Dans ce contexte très tourmenté, quel a été le rôle du président Saleh, au cours de ses dernières années de pouvoir ? Dans la crise sudiste, la manière forte privilégiée contre les protestataires a attisé les flammes du séparatisme. Le président a aussi sa part de responsabilité dans l'échec des cessez-le-feu avec la rébellion houthiste.

Quant à son instrumentalisation des groupes armés islamistes, elle est récurrente : avérée lors de la guerre contre la tentative de sécession sudiste de 1994, suspectée dans les retraits des forces armées régulières constatés ces dernières semaines dans le sud de pays, comme à Zinjibar, dans la province d'Abyan. Ainsi, loin d'être un bouclier contre une "somalisation" de son pays, le président Saleh semble au contraire l'avoir accélérée par des choix tactiques de très court terme.

Mais en dépit d'un pluralisme politique qui fait du Yémen une exception régionale, les alternatives manquent alors qu'un empêchement durable du président n'est plus à exclure. Une bonne partie de ses adversaires d'aujourd'hui ont gravité dans son orbite avant de rejoindre les contestataires, épousant ses travers, ce qui explique la profonde défiance qui existe entre ces ralliés, pour certains puissants comme le général Ali Mohsen ou le clan tribal des Al-Ahmar, et le noyau dur des "indignés" yéménites, ce creuset de la place du "Changement", à Sanaa, dans lequel se fondent les appartenances, qu'elles soient tribales ou autres.

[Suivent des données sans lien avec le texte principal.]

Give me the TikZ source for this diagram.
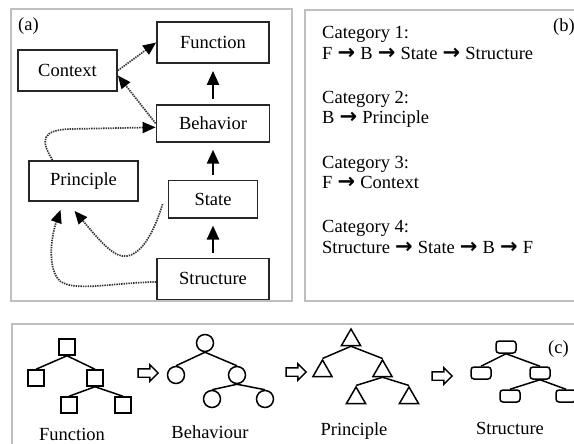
\documentclass[tikz,border=0pt]{standalone}
\usepackage{fontspec}
\setmainfont{Liberation Serif}
\newfontfamily\arrowsym{DejaVu Sans}
\usetikzlibrary{positioning,arrows.meta,shapes.geometric,shapes.arrows}
\newcommand{\lbfont}{\fontsize{18.5}{20.5}\selectfont}
\newcommand{\catarrow}{\hspace{0.5pt}{\arrowsym\bfseries\fontsize{21}{21}\selectfont →}\hspace{0.5pt}}
\tikzset{
  panel/.style ={draw=black!25, line width=1.6pt},
  box/.style   ={draw=black!85, line width=1.8pt, inner sep=0pt, font=\lbfont},
  lab/.style   ={inner sep=0pt, font=\lbfont},
  fl/.style    ={-{Triangle[length=14pt,width=12pt]}, line width=2.4pt,
                 shorten <=5pt, shorten >=7pt},
  dl/.style    ={-{Triangle[length=13pt,width=11pt,color=black]}, draw=black!80,
                 line width=1.7pt, dash pattern=on 1.4pt off 1pt},
  tl/.style    ={line width=1.5pt},
  sq/.style    ={draw, line width=1.5pt, minimum size=16pt, inner sep=0pt},
  cir/.style   ={circle, draw, line width=1.5pt, minimum size=17pt, inner sep=0pt},
  tri/.style   ={regular polygon, regular polygon sides=3, draw, line width=1.5pt,
                 minimum size=22pt, inner sep=0pt},
  rbox/.style  ={draw, rounded corners=3pt, line width=1.5pt, minimum width=20pt,
                 minimum height=12pt, inner sep=0pt},
  harr/.style  ={single arrow, draw, line width=1.4pt, minimum height=20pt,
                 minimum width=15pt, single arrow head extend=4pt, inner sep=3.5pt}
}

\begin{document}
\begin{tikzpicture}[x=1pt,y=-1pt]
  \useasboundingbox (0,0) rectangle (574,444);
  \clip (0,0) rectangle (574,444);
  \draw[panel] (11,9) rectangle (292,301);
  \draw[panel] (305,10) rectangle (600,301);
  \draw[panel] (12,324) rectangle (600,470);

  % (a) the categories as a graph
  \node[lab, anchor=base west](la) at (18,31){(a)};
  \node[box, minimum width=112pt, minimum height=41pt](func) at (213,42.5){Function};
  \node[box, minimum width=113pt, minimum height=37pt, below=40pt of func](beh){Behavior};
  \node[box, minimum width=89pt, minimum height=37pt, below=37pt of beh](state){State};
  \node[box, minimum width=112pt, minimum height=41pt, below=39pt of state](struc){Structure};
  \node[box, minimum width=99pt, minimum height=41pt](ctx) at (67.5,70.5){Context};
  \node[box, minimum width=109pt, minimum height=40pt](prin) at (83.5,181){Principle};

  \draw[fl](beh)--(func);
  \draw[fl](state)--(beh);
  \draw[fl](struc)--(state);
  \draw[dl](ctx.east)--(func.west);
  \draw[dl](beh.west)--([yshift=-5pt]ctx.east);
  \draw[dl]([xshift=-31pt]prin.north) .. controls (40,140) and (42,130) .. (70,129)
        --([yshift=-4pt]beh.west);
  \draw[dl]([xshift=-5pt,yshift=-5pt]state.west) .. controls (150,245) and (135,258) .. (122,256)
        .. controls (110,254) and (95,235) .. ([xshift=-9pt,yshift=-9pt]prin.south);
  \draw[dl]([yshift=-3pt]struc.west) .. controls (110,283) and (75,292) .. (60,281)
        .. controls (48,270) and (50,240) .. ([xshift=-23pt,yshift=-8pt]prin.south);

  % (b) the four categories
  \node[lab, anchor=base west](lb) at (553,32){(b)};
  \node[lab, anchor=base west](c1) at (322,39){Category 1:};
  \node[lab, anchor=base west](c1r) at (322,60){F \catarrow{} B \catarrow{} State \catarrow{} Structure};
  \node[lab, anchor=base west](c2) at (322,104){Category 2:};
  \node[lab, anchor=base west](c2r) at (322,124){B \catarrow{} Principle};
  \node[lab, anchor=base west](c3) at (322,168){Category 3:};
  \node[lab, anchor=base west](c3r) at (322,189){F \catarrow{} Context};
  \node[lab, anchor=base west](c4) at (322,233){Category 4:};
  \node[lab, anchor=base west](c4r) at (322,253){Structure \catarrow{} State \catarrow{} B \catarrow{} F};

  % (c) trees
  \node[lab, anchor=base west](lc) at (548,353){(c)};
  \node[sq](f0) at (67,347){};
  \node[sq](f1) at (36,378){};
  \node[sq](f2) at (95,378){};
  \node[sq](f3) at (69,405){};
  \node[sq](f4) at (123,405){};
  \draw[tl](f0.south)--(f1.north);\draw[tl](f0.south)--(f2.north);
  \draw[tl](f2.south)--(f3.north);\draw[tl](f2.south)--(f4.north);
  \node[lab, anchor=base](tf) at (72,440){Function};

  \node[harr](h1) at (146,373){};

  \node[cir](b0) at (205,343){};
  \node[cir](b1) at (176,375){};
  \node[cir](b2) at (237,375){};
  \node[cir](b3) at (212,399){};
  \node[cir](b4) at (265,399){};
  \draw[tl](b0.south)--(b1.north);\draw[tl](b0.south)--(b2.north);
  \draw[tl](b2.south)--(b3.north);\draw[tl](b2.south)--(b4.north);
  \node[lab, anchor=base](tb) at (210,438){Behaviour};

  \node[harr](h2) at (294,372){};

  \node[tri](p0) at (351,340){};
  \node[tri](p1) at (322.5,371){};
  \node[tri](p2) at (382.5,371){};
  \node[tri](p3) at (356,398){};
  \node[tri](p4) at (409,398){};
  \draw[tl](p0.south)--(p1.north);\draw[tl](p0.south)--(p2.north);
  \draw[tl](p2.south)--(p3.north);\draw[tl](p2.south)--(p4.north);
  \node[lab, anchor=base](tp) at (354,435){Principle};

  \node[harr](h3) at (440,376){};

  \node[rbox](s0) at (506,347){};
  \node[rbox](s1) at (481,373){};
  \node[rbox](s2) at (540,373){};
  \node[rbox](s3) at (510,396){};
  \node[rbox](s4) at (566,396){};
  \draw[tl](s0.south)--(s1.north);\draw[tl](s0.south)--(s2.north);
  \draw[tl](s2.south)--(s3.north);\draw[tl](s2.south)--(s4.north);
  \node[lab, anchor=base](ts) at (510,434){Structure};
\end{tikzpicture}
\end{document}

Ces "indignés" auraient grand besoin de soutiens extérieurs, mais ces derniers ne peuvent venir que d'acteurs perclus de contradictions, qu'il s'agisse des Occidentaux, concentrés sur la guerre contre le terrorisme, ou des riches membres du CCG, fondamentalement peu disposés à favoriser l'éclosion d'une société civile dont ils ne voudraient à aucun prix chez eux.